## WHAT YOU HAVE TO DO
Every line of the material that follows must be printed again exactly.

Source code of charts
····················

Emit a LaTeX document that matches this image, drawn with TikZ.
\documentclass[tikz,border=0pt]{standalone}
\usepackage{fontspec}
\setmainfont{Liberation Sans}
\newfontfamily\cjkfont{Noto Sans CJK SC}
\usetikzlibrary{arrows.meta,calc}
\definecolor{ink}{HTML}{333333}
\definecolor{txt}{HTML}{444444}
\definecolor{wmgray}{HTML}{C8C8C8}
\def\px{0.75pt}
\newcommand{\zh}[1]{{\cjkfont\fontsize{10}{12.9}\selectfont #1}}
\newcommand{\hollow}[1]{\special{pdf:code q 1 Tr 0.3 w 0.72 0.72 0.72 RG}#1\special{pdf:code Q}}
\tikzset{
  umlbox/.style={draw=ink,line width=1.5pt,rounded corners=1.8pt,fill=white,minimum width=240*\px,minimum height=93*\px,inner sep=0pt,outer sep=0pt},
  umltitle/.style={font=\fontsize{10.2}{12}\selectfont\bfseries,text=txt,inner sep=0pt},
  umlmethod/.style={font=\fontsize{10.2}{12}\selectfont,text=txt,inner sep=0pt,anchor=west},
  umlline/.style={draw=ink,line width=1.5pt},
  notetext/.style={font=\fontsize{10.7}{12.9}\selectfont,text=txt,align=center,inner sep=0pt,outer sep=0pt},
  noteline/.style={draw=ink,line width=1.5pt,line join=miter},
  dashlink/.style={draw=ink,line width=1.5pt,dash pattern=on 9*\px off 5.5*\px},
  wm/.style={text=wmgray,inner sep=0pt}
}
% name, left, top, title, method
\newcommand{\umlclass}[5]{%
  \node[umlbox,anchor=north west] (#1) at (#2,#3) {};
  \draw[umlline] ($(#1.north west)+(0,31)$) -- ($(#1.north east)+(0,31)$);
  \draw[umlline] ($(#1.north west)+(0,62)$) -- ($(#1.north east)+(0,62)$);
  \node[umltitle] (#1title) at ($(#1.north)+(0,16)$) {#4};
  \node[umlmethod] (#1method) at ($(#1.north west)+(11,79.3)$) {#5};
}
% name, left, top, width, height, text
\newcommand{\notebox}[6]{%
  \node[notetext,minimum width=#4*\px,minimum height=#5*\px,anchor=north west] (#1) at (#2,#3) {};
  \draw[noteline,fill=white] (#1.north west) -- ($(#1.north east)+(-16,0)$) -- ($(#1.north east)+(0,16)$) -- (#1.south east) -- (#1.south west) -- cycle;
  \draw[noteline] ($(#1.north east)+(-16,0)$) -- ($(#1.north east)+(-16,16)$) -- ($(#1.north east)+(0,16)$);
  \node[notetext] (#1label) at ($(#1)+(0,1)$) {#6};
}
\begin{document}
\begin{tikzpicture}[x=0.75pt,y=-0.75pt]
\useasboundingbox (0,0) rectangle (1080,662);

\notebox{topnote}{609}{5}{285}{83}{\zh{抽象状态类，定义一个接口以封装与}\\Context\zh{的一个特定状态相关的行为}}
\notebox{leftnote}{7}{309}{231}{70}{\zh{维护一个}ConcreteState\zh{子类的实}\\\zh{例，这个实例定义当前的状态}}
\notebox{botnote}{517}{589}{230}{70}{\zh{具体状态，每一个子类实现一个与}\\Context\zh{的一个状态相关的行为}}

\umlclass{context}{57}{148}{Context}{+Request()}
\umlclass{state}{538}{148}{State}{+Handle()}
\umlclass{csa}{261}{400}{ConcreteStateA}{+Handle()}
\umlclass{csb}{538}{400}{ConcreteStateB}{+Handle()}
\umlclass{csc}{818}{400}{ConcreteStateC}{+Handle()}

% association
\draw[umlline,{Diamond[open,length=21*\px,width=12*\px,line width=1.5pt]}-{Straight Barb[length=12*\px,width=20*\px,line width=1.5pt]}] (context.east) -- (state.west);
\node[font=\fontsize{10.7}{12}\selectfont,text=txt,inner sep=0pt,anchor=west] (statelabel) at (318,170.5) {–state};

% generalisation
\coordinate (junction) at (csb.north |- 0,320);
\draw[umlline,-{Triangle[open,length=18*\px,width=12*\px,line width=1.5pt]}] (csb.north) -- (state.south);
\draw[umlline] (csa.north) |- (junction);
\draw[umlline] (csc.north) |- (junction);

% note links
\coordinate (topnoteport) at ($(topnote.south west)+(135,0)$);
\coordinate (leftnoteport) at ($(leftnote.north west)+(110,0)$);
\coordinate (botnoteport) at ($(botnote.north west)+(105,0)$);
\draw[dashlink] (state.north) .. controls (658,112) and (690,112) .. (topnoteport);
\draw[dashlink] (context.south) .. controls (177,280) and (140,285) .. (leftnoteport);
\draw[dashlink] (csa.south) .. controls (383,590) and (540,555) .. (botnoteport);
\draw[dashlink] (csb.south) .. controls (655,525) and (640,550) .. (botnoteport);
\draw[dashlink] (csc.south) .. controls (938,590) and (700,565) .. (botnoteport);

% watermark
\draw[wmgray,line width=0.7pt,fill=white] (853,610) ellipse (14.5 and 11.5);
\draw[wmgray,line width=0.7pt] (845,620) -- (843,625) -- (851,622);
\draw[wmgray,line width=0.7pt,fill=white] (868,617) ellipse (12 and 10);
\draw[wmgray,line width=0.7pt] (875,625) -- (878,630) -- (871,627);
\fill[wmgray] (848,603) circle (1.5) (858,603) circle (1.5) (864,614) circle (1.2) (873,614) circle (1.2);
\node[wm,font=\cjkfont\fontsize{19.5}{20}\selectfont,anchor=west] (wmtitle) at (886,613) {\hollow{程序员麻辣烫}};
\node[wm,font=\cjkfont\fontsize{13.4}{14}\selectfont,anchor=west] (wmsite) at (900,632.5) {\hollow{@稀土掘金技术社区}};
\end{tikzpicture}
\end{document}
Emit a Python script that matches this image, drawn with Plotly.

····················

## SOLUTION
Emit a LaTeX document that matches this image, drawn with TikZ.
\documentclass[tikz,border=0pt]{standalone}
\usepackage{fontspec}
\setmainfont{Liberation Sans}
\newfontfamily\cjkfont{Noto Sans CJK SC}
\usetikzlibrary{arrows.meta,calc}
\definecolor{ink}{HTML}{333333}
\definecolor{txt}{HTML}{444444}
\definecolor{wmgray}{HTML}{C8C8C8}
\def\px{0.75pt}
\newcommand{\zh}[1]{{\cjkfont\fontsize{10}{12.9}\selectfont #1}}
\newcommand{\hollow}[1]{\special{pdf:code q 1 Tr 0.3 w 0.72 0.72 0.72 RG}#1\special{pdf:code Q}}
\tikzset{
  umlbox/.style={draw=ink,line width=1.5pt,rounded corners=1.8pt,fill=white,minimum width=240*\px,minimum height=93*\px,inner sep=0pt,outer sep=0pt},
  umltitle/.style={font=\fontsize{10.2}{12}\selectfont\bfseries,text=txt,inner sep=0pt},
  umlmethod/.style={font=\fontsize{10.2}{12}\selectfont,text=txt,inner sep=0pt,anchor=west},
  umlline/.style={draw=ink,line width=1.5pt},
  notetext/.style={font=\fontsize{10.7}{12.9}\selectfont,text=txt,align=center,inner sep=0pt,outer sep=0pt},
  noteline/.style={draw=ink,line width=1.5pt,line join=miter},
  dashlink/.style={draw=ink,line width=1.5pt,dash pattern=on 9*\px off 5.5*\px},
  wm/.style={text=wmgray,inner sep=0pt}
}
% name, left, top, title, method
\newcommand{\umlclass}[5]{%
  \node[umlbox,anchor=north west] (#1) at (#2,#3) {};
  \draw[umlline] ($(#1.north west)+(0,31)$) -- ($(#1.north east)+(0,31)$);
  \draw[umlline] ($(#1.north west)+(0,62)$) -- ($(#1.north east)+(0,62)$);
  \node[umltitle] (#1title) at ($(#1.north)+(0,16)$) {#4};
  \node[umlmethod] (#1method) at ($(#1.north west)+(11,79.3)$) {#5};
}
% name, left, top, width, height, text
\newcommand{\notebox}[6]{%
  \node[notetext,minimum width=#4*\px,minimum height=#5*\px,anchor=north west] (#1) at (#2,#3) {};
  \draw[noteline,fill=white] (#1.north west) -- ($(#1.north east)+(-16,0)$) -- ($(#1.north east)+(0,16)$) -- (#1.south east) -- (#1.south west) -- cycle;
  \draw[noteline] ($(#1.north east)+(-16,0)$) -- ($(#1.north east)+(-16,16)$) -- ($(#1.north east)+(0,16)$);
  \node[notetext] (#1label) at ($(#1)+(0,1)$) {#6};
}
\begin{document}
\begin{tikzpicture}[x=0.75pt,y=-0.75pt]
\useasboundingbox (0,0) rectangle (1080,662);

\notebox{topnote}{609}{5}{285}{83}{\zh{抽象状态类，定义一个接口以封装与}\\Context\zh{的一个特定状态相关的行为}}
\notebox{leftnote}{7}{309}{231}{70}{\zh{维护一个}ConcreteState\zh{子类的实}\\\zh{例，这个实例定义当前的状态}}
\notebox{botnote}{517}{589}{230}{70}{\zh{具体状态，每一个子类实现一个与}\\Context\zh{的一个状态相关的行为}}

\umlclass{context}{57}{148}{Context}{+Request()}
\umlclass{state}{538}{148}{State}{+Handle()}
\umlclass{csa}{261}{400}{ConcreteStateA}{+Handle()}
\umlclass{csb}{538}{400}{ConcreteStateB}{+Handle()}
\umlclass{csc}{818}{400}{ConcreteStateC}{+Handle()}

% association
\draw[umlline,{Diamond[open,length=21*\px,width=12*\px,line width=1.5pt]}-{Straight Barb[length=12*\px,width=20*\px,line width=1.5pt]}] (context.east) -- (state.west);
\node[font=\fontsize{10.7}{12}\selectfont,text=txt,inner sep=0pt,anchor=west] (statelabel) at (318,170.5) {–state};

% generalisation
\coordinate (junction) at (csb.north |- 0,320);
\draw[umlline,-{Triangle[open,length=18*\px,width=12*\px,line width=1.5pt]}] (csb.north) -- (state.south);
\draw[umlline] (csa.north) |- (junction);
\draw[umlline] (csc.north) |- (junction);

% note links
\coordinate (topnoteport) at ($(topnote.south west)+(135,0)$);
\coordinate (leftnoteport) at ($(leftnote.north west)+(110,0)$);
\coordinate (botnoteport) at ($(botnote.north west)+(105,0)$);
\draw[dashlink] (state.north) .. controls (658,112) and (690,112) .. (topnoteport);
\draw[dashlink] (context.south) .. controls (177,280) and (140,285) .. (leftnoteport);
\draw[dashlink] (csa.south) .. controls (383,590) and (540,555) .. (botnoteport);
\draw[dashlink] (csb.south) .. controls (655,525) and (640,550) .. (botnoteport);
\draw[dashlink] (csc.south) .. controls (938,590) and (700,565) .. (botnoteport);

% watermark
\draw[wmgray,line width=0.7pt,fill=white] (853,610) ellipse (14.5 and 11.5);
\draw[wmgray,line width=0.7pt] (845,620) -- (843,625) -- (851,622);
\draw[wmgray,line width=0.7pt,fill=white] (868,617) ellipse (12 and 10);
\draw[wmgray,line width=0.7pt] (875,625) -- (878,630) -- (871,627);
\fill[wmgray] (848,603) circle (1.5) (858,603) circle (1.5) (864,614) circle (1.2) (873,614) circle (1.2);
\node[wm,font=\cjkfont\fontsize{19.5}{20}\selectfont,anchor=west] (wmtitle) at (886,613) {\hollow{程序员麻辣烫}};
\node[wm,font=\cjkfont\fontsize{13.4}{14}\selectfont,anchor=west] (wmsite) at (900,632.5) {\hollow{@稀土掘金技术社区}};
\end{tikzpicture}
\end{document}
Emit a Python script that matches this image, drawn with Plotly.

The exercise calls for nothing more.